Never too old for love

More people above age 60 getting married; most are men with younger, foreign brides

The number of people aged 60 and above getting married has tripled over the past decade but it is mainly older men tying the knot late in life.

There were 369 bridegrooms in this age group last year, triple the 119 in 2003. They comprised 1.4 per cent of all grooms last year, almost triple the 0.5 per cent a decade ago.

Marriage solemnisers and counsellors said most of the men were marrying younger foreign women, and there has been an influx of foreigners seeking Singaporean husbands in the past decade.

With the rising number of divorces, more divorced men are also getting married again.

As for older women, 61 women aged 60 and above tied the knot last year. Although a relatively small number, it was still four times the 15 who got married in 2003.

The Marriages and Divorces 2013 report released by the Statistics Department late last month did not state the nationality of those who married older Singaporeans.

But solemnisers interviewed said most of the elderly grooms married women from countries such as China, Indonesia and Vietnam.

The 2013 statistics also showed that:

  • Six in 10 grooms were previously divorced and almost three in 10 were widowers;
  • Most of the men married younger women. Only about one in 10 took a wife in his age group;
  • Unlike the men, almost three in four women married men in the same age group;
  • Most of the older brides and grooms had secondary education or lower.

Experts interviewed said more elderly men were marrying because men seek companionship and sexual intimacy more than women, who may receive emotional support from friends.

Sociologist Paulin Straughan said that unlike older women, older men remained "in demand" as spouses.

"It's an age-old expectation that men are able to marry at whatever age they want, as long as they have money," she said.

"And men want a younger bride because they can have them. Younger women still want them, they look up to the men as providers," she added.

Care Corner Counselling Centre counsellor Jonathan Siew said some in society, such as the Chinese-educated, still frown on older women remarrying.

"Some people can be very critical and say things like the woman is so old and still hungry for a man," he said.

"Our society still finds older women remarrying abnormal. Many older women feel this way too and avoid getting into an intimate relationship."

Solemnisers said many of the senior grooms, who hold blue-collar jobs or are retired, marry women half their age.

The couples often meet through their social networks.

Some foreign women married to Singaporean men may also introduce their compatriots to their husbands' male friends.

Solemnisers and counsellors said many of those in late marriages keep their unions a hush-hush matter, afraid of being mocked by others or that their children might object.

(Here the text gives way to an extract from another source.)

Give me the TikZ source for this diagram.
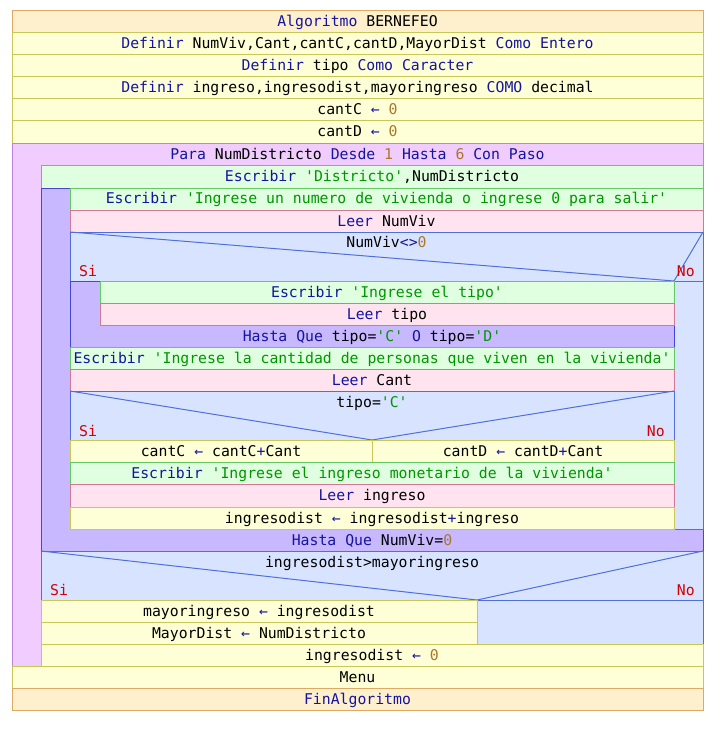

Touch Community Services senior counsellor Chan Hon Shek said some children fear that the young foreign woman is out to cheat their father of his money - and their inheritance.

"We see children who bring their fathers for counselling, hoping we can dissuade the man from remarrying," he said. "But the man wants us to persuade his children to accept his new wife."

Grassroots leader Tay Hock Ann recalled solemnising the marriage of a 77-year-old man to a 49-year-old woman from China.

The widower kept the marriage a secret because he knew his children, whom he did not live with and was not close to, would object.

The couple had been introduced by friends. When the man suffered a stroke shortly after they met, the widow from China nursed him back to health. He eventually married her and they saw their union as fated, Mr Tay said.

But social workers said that many elderly grooms with young foreign brides run into multiple problems, from financial woes to difficulty in getting permanent residency status or long-term visit passes for the women.

Ms Ruth Tan, centre director of Marine Parade Family Service Centre, said some of the men are retired and their foreign wives are not allowed to work here.

More problems arise if such couples have children. Given their age or ailing health, the men may find it hard to secure a job or can only work part-time.

Still, those interviewed said they expect the number of late-life marriages to rise, given Singapore's ageing population and longer life expectancy.

Associate Professor Straughan said: "With people being more educated and more open-minded, more will be more accepting of seniors marrying for companionship."